Repeat the listing exactly as given, omitting every image.

========================

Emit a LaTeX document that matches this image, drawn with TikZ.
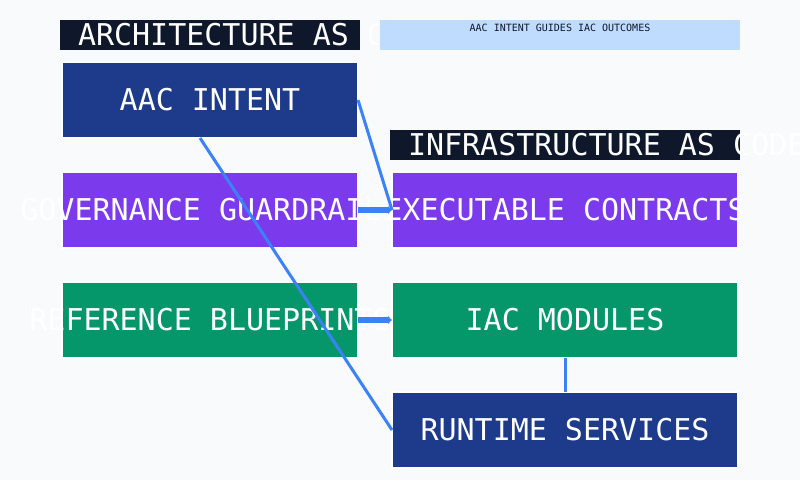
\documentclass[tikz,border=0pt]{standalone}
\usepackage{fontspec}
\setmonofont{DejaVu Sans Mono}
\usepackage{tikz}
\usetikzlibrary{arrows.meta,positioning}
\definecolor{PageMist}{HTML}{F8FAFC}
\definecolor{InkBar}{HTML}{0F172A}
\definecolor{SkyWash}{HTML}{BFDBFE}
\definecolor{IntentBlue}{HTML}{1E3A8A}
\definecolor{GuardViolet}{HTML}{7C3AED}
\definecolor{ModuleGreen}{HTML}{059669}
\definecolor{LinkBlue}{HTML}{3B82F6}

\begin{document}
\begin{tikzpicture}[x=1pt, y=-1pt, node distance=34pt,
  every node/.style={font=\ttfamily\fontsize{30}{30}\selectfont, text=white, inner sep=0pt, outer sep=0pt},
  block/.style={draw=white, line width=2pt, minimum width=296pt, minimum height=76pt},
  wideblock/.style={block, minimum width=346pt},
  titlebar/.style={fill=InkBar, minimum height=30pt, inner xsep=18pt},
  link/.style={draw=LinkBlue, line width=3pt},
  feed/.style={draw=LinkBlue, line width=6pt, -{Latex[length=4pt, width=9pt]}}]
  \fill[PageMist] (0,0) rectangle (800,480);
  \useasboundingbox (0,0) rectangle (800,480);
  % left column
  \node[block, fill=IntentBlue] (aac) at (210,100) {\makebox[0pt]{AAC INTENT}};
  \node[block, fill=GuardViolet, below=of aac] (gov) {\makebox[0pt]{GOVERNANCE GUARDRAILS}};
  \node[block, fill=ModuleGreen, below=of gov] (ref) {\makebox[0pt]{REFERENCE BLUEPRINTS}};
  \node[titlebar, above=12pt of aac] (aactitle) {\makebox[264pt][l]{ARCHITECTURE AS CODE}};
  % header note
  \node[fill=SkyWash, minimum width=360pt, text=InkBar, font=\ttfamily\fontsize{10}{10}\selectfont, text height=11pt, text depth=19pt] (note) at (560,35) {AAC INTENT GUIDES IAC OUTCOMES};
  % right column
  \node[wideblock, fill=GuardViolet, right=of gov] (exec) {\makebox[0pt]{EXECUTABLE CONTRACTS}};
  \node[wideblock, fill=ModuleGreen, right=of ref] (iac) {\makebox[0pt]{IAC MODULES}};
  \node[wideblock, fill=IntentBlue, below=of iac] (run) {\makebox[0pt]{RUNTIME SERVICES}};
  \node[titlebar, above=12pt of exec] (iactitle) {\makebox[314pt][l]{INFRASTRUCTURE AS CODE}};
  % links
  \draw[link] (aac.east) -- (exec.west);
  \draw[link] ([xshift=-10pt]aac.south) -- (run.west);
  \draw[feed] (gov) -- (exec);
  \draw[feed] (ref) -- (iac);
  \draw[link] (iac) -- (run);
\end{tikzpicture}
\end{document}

========================

_Full solution_:
Emit a LaTeX document that matches this image, drawn with TikZ.
\documentclass[tikz,border=0pt]{standalone}
\usepackage{fontspec}
\setmonofont{DejaVu Sans Mono}
\usepackage{tikz}
\usetikzlibrary{arrows.meta,positioning}
\definecolor{PageMist}{HTML}{F8FAFC}
\definecolor{InkBar}{HTML}{0F172A}
\definecolor{SkyWash}{HTML}{BFDBFE}
\definecolor{IntentBlue}{HTML}{1E3A8A}
\definecolor{GuardViolet}{HTML}{7C3AED}
\definecolor{ModuleGreen}{HTML}{059669}
\definecolor{LinkBlue}{HTML}{3B82F6}

\begin{document}
\begin{tikzpicture}[x=1pt, y=-1pt, node distance=34pt,
  every node/.style={font=\ttfamily\fontsize{30}{30}\selectfont, text=white, inner sep=0pt, outer sep=0pt},
  block/.style={draw=white, line width=2pt, minimum width=296pt, minimum height=76pt},
  wideblock/.style={block, minimum width=346pt},
  titlebar/.style={fill=InkBar, minimum height=30pt, inner xsep=18pt},
  link/.style={draw=LinkBlue, line width=3pt},
  feed/.style={draw=LinkBlue, line width=6pt, -{Latex[length=4pt, width=9pt]}}]
  \fill[PageMist] (0,0) rectangle (800,480);
  \useasboundingbox (0,0) rectangle (800,480);
  % left column
  \node[block, fill=IntentBlue] (aac) at (210,100) {\makebox[0pt]{AAC INTENT}};
  \node[block, fill=GuardViolet, below=of aac] (gov) {\makebox[0pt]{GOVERNANCE GUARDRAILS}};
  \node[block, fill=ModuleGreen, below=of gov] (ref) {\makebox[0pt]{REFERENCE BLUEPRINTS}};
  \node[titlebar, above=12pt of aac] (aactitle) {\makebox[264pt][l]{ARCHITECTURE AS CODE}};
  % header note
  \node[fill=SkyWash, minimum width=360pt, text=InkBar, font=\ttfamily\fontsize{10}{10}\selectfont, text height=11pt, text depth=19pt] (note) at (560,35) {AAC INTENT GUIDES IAC OUTCOMES};
  % right column
  \node[wideblock, fill=GuardViolet, right=of gov] (exec) {\makebox[0pt]{EXECUTABLE CONTRACTS}};
  \node[wideblock, fill=ModuleGreen, right=of ref] (iac) {\makebox[0pt]{IAC MODULES}};
  \node[wideblock, fill=IntentBlue, below=of iac] (run) {\makebox[0pt]{RUNTIME SERVICES}};
  \node[titlebar, above=12pt of exec] (iactitle) {\makebox[314pt][l]{INFRASTRUCTURE AS CODE}};
  % links
  \draw[link] (aac.east) -- (exec.west);
  \draw[link] ([xshift=-10pt]aac.south) -- (run.west);
  \draw[feed] (gov) -- (exec);
  \draw[feed] (ref) -- (iac);
  \draw[link] (iac) -- (run);
\end{tikzpicture}
\end{document}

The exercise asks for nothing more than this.